Annual Expenditure for Owned Dwellings vs Annual Income Before Taxes for Various Income Ranges Reported in the Consumer Expenditure Survey, 1984-2011 [Current Year U.S. Dollars]

But don't just take our word for it. Others have noticed that effect as well:

"People are coming out and shopping [for new homes], but they're not buying," said Brad Hunter, chief economist for home-construction analysis and consulting firm Metrostudy, a division of Hanley Wood LLC. "My analysis is that a lot of this has to do with sticker shock."

Mr. Hunter and other housing-market observers theorize that sales volumes won't pick up markedly until builders rein in their price increases and first-time buyers and less-affluent buyers are ushered back into the market by better job and wage growth and a slight loosening of mortgage-qualification standards.

That state of affairs is not a sustainable situation, so something has to change so more transactions can take place. That something is the price of homes for sale, which are now responding to the increase in supply and the decrease in demand by either decelerating their rate of increase or by falling outright, depending upon the local real estate market in question.

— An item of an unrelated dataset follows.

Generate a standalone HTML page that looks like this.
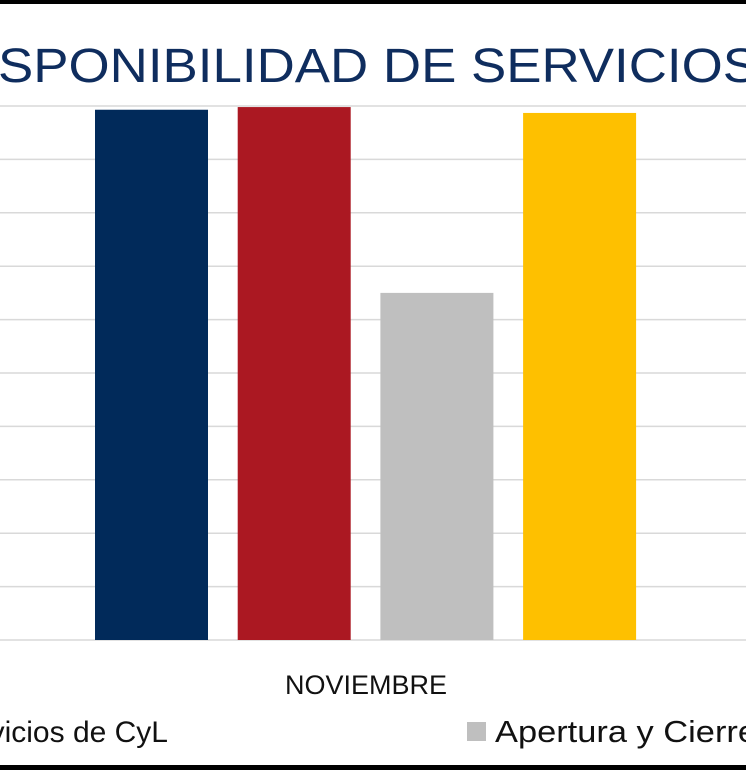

That dynamic, played out in varying degrees in all the real estate markets across the country, but especially in the markets that had seen the most volatility in prices during the years of the first housing bubble and the most investor activity in the second, is what is now causing the second U.S. housing bubble to enter into its deflation phase.

U.S. Median New Home Sale Prices vs Median Household Income, 1999-Present, through February 2014

And that's how the U.S. real estate market entered into such a state of malaise in early 2014, with housing prices stalling out or falling in enough local markets to show up as an outright decline in the trailing twelve month average of median new home sale prices in the preliminary data for February 2014.